LISTE DES PERSONNES ENTENDUES

Ministère de l'Europe et des affaires étrangères

• Mme Clarisse Levasseur , rédactrice, mission des conventions et de l'entraide judiciaire

• M. Vladimir Deliry , rédacteur, mission de l'Europe balkanique


* 1 Albanie, Argentine, Arménie, Australie, Bénin, Bolivie, Brésil, Burkina Faso, Canada, Chili, Congo, Costa Rica, Équateur, États-Unis, Moldavie, Nicaragua, Nouvelle-Zélande, Paraguay, Pérou, République dominicaine, Roumanie, Serbie, Turkménistan, Uruguay et Venezuela.

* 2 Bosnie-Herzégovine, Botswana, Corée du Sud, Émirats arabes unis, Guatemala, Macédoine du Nord, Monténégro, Namibie, Sénégal, Sri Lanka, Ukraine et Vietnam.

* 3 Afrique du Sud, Cambodge, Cap Vert, Colombie, Gabon, Ghana, Guinée, Honduras, Inde, Israël, Japon, Malaisie, Maurice, Mexique, Ouganda, Salvador, Singapour et Zimbabwe.

* 4 Djibouti, Géorgie, Hong Kong et Russie (cadre formel non nécessaire) ; Maroc (pas d'objection à un emploi dans le réseau) ; Mexique (existence de dispositions facilitant l'emploi des conjoints, sans exigence de réciprocité).

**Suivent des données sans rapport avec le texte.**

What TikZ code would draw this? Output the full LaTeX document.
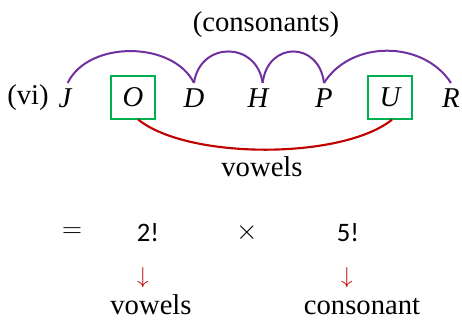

* 5 Afghanistan, Angola, Arabie Saoudite, Birmanie, Guinée équatoriale, Indonésie, Irak, Iran, Jordanie, Kirghizistan, Koweït, Liban, Libéria, Libye, Mozambique, Népal, Niger, Oman, Ouzbékistan, Pakistan, Qatar, Seychelles, Soudan, Thaïlande et Yémen.

* 6 D'après l'étude d'impact, le salaire mensuel moyen au Kosovo s'élevait, en 2018, à 558 euros.

* 7 En raison d'un agenda législatif particulièrement chargé avec l'arrivée d'un nouveau gouvernement au mois de février dernier, il n'est pas possible de prévoir l'échéance à laquelle le projet de revue du code civil, et donc la reconnaissance du mariage homosexuel, sera adopté.